If you're building a DePIN protocol and need your tokenomics to hold up under institutional and regulatory scrutiny, book a discovery call. We'll assess your project and tell you whether we're the right fit. Sometimes we're not. We'll tell you that too.
FAQ: DePIN Tokenomics
What is DePIN tokenomics? DePIN tokenomics is the mechanism design discipline for token incentive systems that coordinate decentralized physical infrastructure networks. It covers the five core design decisions: operator unit economics, emission scheduling, proof-of-work mechanism, demand-side revenue transition, and governance design.
How is DePIN tokenomics different from DeFi tokenomics? DeFi liquidity providers allocate capital with zero physical friction. DePIN node operators invest in physical hardware with real setup costs, operating costs, and exit barriers. DePIN tokenomics must account for hardware depreciation, geographic coverage requirements, and service delivery proof before reward. Standard DeFi liquidity-mining models applied to DePIN produce predictable operator exit failures.
What is the operator unit economics floor in DePIN? The operator unit economics floor is the minimum token reward, expressed in USD equivalent, required to make node deployment economically rational. It equals the total 12-month operator cost: hardware amortization, connectivity, power, maintenance, and opportunity cost of the deployed capital. The launch-year reward target should exceed this floor by 30-60% to compensate for novel protocol risk and launch-period token illiquidity.

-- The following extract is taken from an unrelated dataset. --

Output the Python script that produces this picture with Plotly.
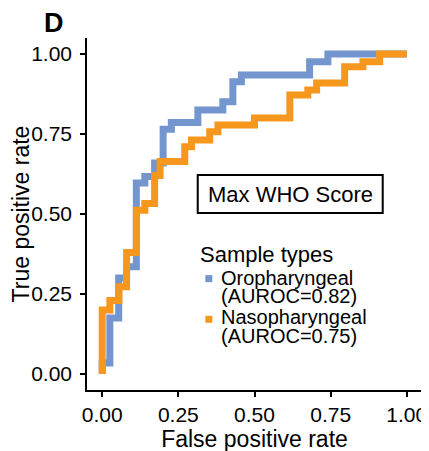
import plotly.graph_objects as go

# ROC step vertices
oro_fpr = [0, 0, 0.025, 0.054, 0.08, 0.112, 0.14, 0.172, 0.2, 0.227, 0.314, 0.396, 0.429, 0.457, 0.681, 0.741, 1.0]
oro_tpr = [0, 0.034, 0.175, 0.30, 0.335, 0.597, 0.617, 0.659, 0.765, 0.786, 0.825, 0.851, 0.913, 0.934, 0.976, 1.0, 1.0]

naso_fpr = [0, 0, 0.025, 0.055, 0.08, 0.112, 0.14, 0.172, 0.19, 0.271, 0.293, 0.353, 0.38, 0.50, 0.616, 0.675, 0.704, 0.796, 0.856, 0.911, 1.0]
naso_tpr = [0, 0.20, 0.23, 0.273, 0.38, 0.512, 0.533, 0.62, 0.664, 0.71, 0.731, 0.757, 0.778, 0.80, 0.872, 0.8875, 0.909, 0.96, 0.976, 1.0, 1.0]

series_names = ["Oropharyngeal", "Nasopharyngeal"]
auroc = ["0.82", "0.75"]
tick_vals = [0, 0.25, 0.5, 0.75, 1.0]
tick_text = ["0.00", "0.25", "0.50", "0.75", "1.00"]

BLUE = "#7396CE"
ORANGE = "#F7981E"
FONT = "Liberation Sans, Arial, Helvetica, sans-serif"

fig = go.Figure()
fig.add_trace(go.Scatter(x=oro_fpr, y=oro_tpr, mode="lines", line=dict(color=BLUE, width=7, shape="hv"),
                         showlegend=False, name=series_names[0]))
fig.add_trace(go.Scatter(x=naso_fpr, y=naso_tpr, mode="lines", line=dict(color=ORANGE, width=7, shape="hv"),
                         showlegend=False, name=series_names[1]))

# legend key squares
fig.add_trace(go.Scatter(x=[0.35, 0.35], y=[0.298, 0.171], mode="markers",
                         marker=dict(symbol="square", size=7, color=[BLUE, ORANGE]),
                         showlegend=False, hoverinfo="skip", cliponaxis=False))

ann = []
ann.append(dict(text="<b>D</b>", xref="paper", yref="paper", x=-0.1, y=1.042,
                xanchor="center", yanchor="middle", showarrow=False, font=dict(size=27, color="black", family=FONT)))
ann.append(dict(text="Max WHO Score", xref="x", yref="y", x=0.617, y=0.5625,
                xanchor="center", yanchor="middle", showarrow=False, font=dict(size=22, color="black", family=FONT)))
ann.append(dict(text="Sample types", xref="x", yref="y", x=0.315, y=0.372,
                xanchor="left", yanchor="middle", showarrow=False, font=dict(size=22, color="black", family=FONT)))
lines_y = [(0.299, 0.243), (0.177, 0.12)]
for i, nm in enumerate(series_names):
    ann.append(dict(text=nm, xref="x", yref="y", x=0.383, y=lines_y[i][0], xanchor="left", yanchor="middle",
                    showarrow=False, font=dict(size=20, color="black", family=FONT)))
    ann.append(dict(text="(AUROC=%s)" % auroc[i], xref="x", yref="y", x=0.383, y=lines_y[i][1], xanchor="left",
                    yanchor="middle", showarrow=False, font=dict(size=20, color="black", family=FONT)))

# the page body adds an 8px offset, so margins compensate for it
fig.update_layout(
    width=429, height=451,
    margin=dict(l=79.3, r=14.8, t=30, b=69, pad=0),
    paper_bgcolor="white", plot_bgcolor="white",
    font=dict(family=FONT, color="black"),
    annotations=ann,
    shapes=[dict(type="rect", xref="x", yref="y", x0=0.3136, x1=0.921, y0=0.503, y1=0.622,
                 line=dict(color="black", width=2), fillcolor="rgba(0,0,0,0)")],
    showlegend=False,
)
axis_common = dict(range=[-0.05, 1.05], tickvals=tick_vals, ticktext=tick_text, showgrid=False, zeroline=False,
                   showline=True, linecolor="black", linewidth=1.6, ticks="outside", ticklen=5, tickwidth=1.5,
                   tickcolor="black", tickfont=dict(size=21, color="black", family=FONT), automargin=False)
fig.update_xaxes(**axis_common, title=dict(text="False positive rate", font=dict(size=23, color="black", family=FONT), standoff=2))
fig.update_yaxes(**axis_common, ticklabelstandoff=4,
                 title=dict(text="True positive rate", font=dict(size=23, color="black", family=FONT), standoff=6))

fig.write_html("out.html")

What is the demand-side revenue transition in DePIN? The demand-side revenue transition is the protocol's designed shift from emission-funded operator rewards to demand-funded operator rewards. As demand-side revenue (protocol fees, data credit purchases, compute fees) accumulates, emissions compress. A well-designed transition is gradual, predictable, and triggered by defined on-chain revenue thresholds, not by governance vote under pressure.
What are the main DePIN verticals and how do their token designs differ? The four main DePIN verticals are wireless, compute, energy, and mobility. Wireless DePIN faces the multi-token complexity trap (Helium's HNT/IOT/MOBILE being the cautionary example). Compute DePIN must handle non-linear demand growth from AI. Energy DePIN must front-run jurisdiction-specific energy trading regulation. Mobility DePIN must solve geographic coverage gaps through variable reward rates by zone.
What is the most common DePIN tokenomics mistake? Copying DeFi APY design. Node operators do not think in APY; they think in monthly dollar yield versus monthly operating cost. Setting reward targets using APY framing systematically produces either over-compensation at launch (creating front-loaded dilution) or under-compensation at first compression (triggering operator exit). Start with the operator floor calculation, not with a target APY.